Asked if Hesta was concerned about members leaving, its chief investment officer, Sonya Sawtell-Rickson, said the fund valued “every single one of our members and the opportunity to improve their financial futures”.

“But we understand that there are a broad range of views across our 930,000 members, including on issues like climate change,” she said.

She said members could choose a sustainable investment option “to minimise their exposure to fossil fuels”.

Hesta was “strongly committed to climate action” and was the first major fund to commit to 2050 emission targets, Sawtell-Rickson said.

“However, we believe active ownership of companies is more effective than divestment alone at driving change.

“Hesta as a shareholder can directly engage with companies exposed to transition risk to push for greater climate action.”

She said that selling out of companies without first pushing them to change their behaviour “just shifts the problem to the next buyer of the shares, who may not be interested in supporting greater action on climate change”.

Hesta’s approach, which included lobbying companies and voting against the re-election of directors, had delivered “significant outcomes over the past few years including uptake of net zero targets, disclosure of climate-related risks and initial investment in breakthrough technologies,” she said.

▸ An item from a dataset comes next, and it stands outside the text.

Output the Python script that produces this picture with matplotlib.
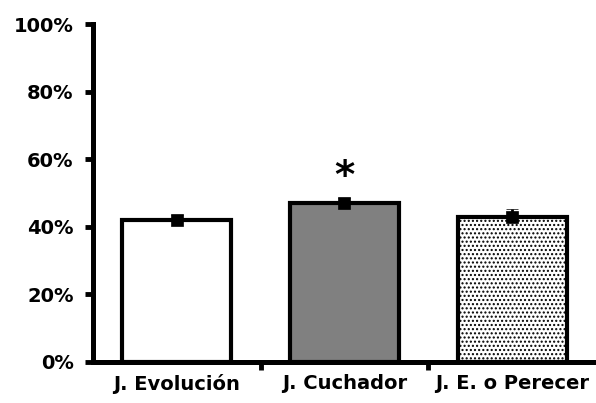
import matplotlib.pyplot as plt

plt.rcParams['font.family'] = ['DejaVu Sans']
plt.rcParams['font.weight'] = 'bold'
plt.rcParams['hatch.color'] = '#808080'
plt.rcParams['hatch.linewidth'] = 1.0

# Porcentaje medio por juego, con su error estandar (solo hacia arriba)
juegos = ['J. Evolución', 'J. Cuchador', 'J. E. o Perecer']
valores = [42, 47, 43]
errores = [1.5, 1.5, 2.4]
colores = ['white', '#808080', 'white']
tramas = [None, None, '....']
ticks_y = [0, 20, 40, 60, 80, 100]

fig = plt.figure(figsize=(5.96, 4.03), dpi=100)
ax = fig.add_axes([0.156, 0.102, 0.844, 0.838])

x = list(range(len(juegos)))
for i in x:
    ax.bar(i, valores[i], width=0.65, color=colores[i], edgecolor='black',
           linewidth=3, hatch=tramas[i], zorder=2)
ax.errorbar(x, valores, yerr=[[0] * len(errores), errores], fmt='s',
            color='black', markersize=8.6, markeredgewidth=0.5,
            elinewidth=2, capsize=4.3, capthick=2.5, zorder=3)

# asterisco de significancia
ax.text(1, 54.8, '*', ha='center', va='center', fontsize=28)

ax.set_xlim(-0.5, 2.5)
ax.set_ylim(0, 100)
ax.set_yticks(ticks_y)
ax.set_yticklabels([f'{t}%' for t in ticks_y], fontsize=14)
ax.set_xticks(x)
ax.set_xticklabels(juegos, fontsize=14)
ax.tick_params(axis='x', which='major', length=0, pad=9)
ax.set_xticks([0.5, 1.5], minor=True)
ax.tick_params(axis='x', which='minor', length=6, width=3.5, direction='out')
ax.tick_params(axis='y', length=6, width=3.5, direction='out', pad=8)

for s in ['top', 'right']:
    ax.spines[s].set_visible(False)
for s in ['left', 'bottom']:
    ax.spines[s].set_linewidth(3.6)

fig.savefig('out.png', dpi=100)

“The effectiveness of this approach was most recently demonstrated when Hesta stepped up to make our views known about the planned demerger of AGL – one of Australia’s biggest emitters.”

The demerger, which would have seen AGL’s coal-burning power plants spun off into a separate company, was defeated last month after opposition from the tech billionaire Mike Cannon-Brookes.

Hesta, which supported Cannon-Brookes, owns about 0.36% of AGL.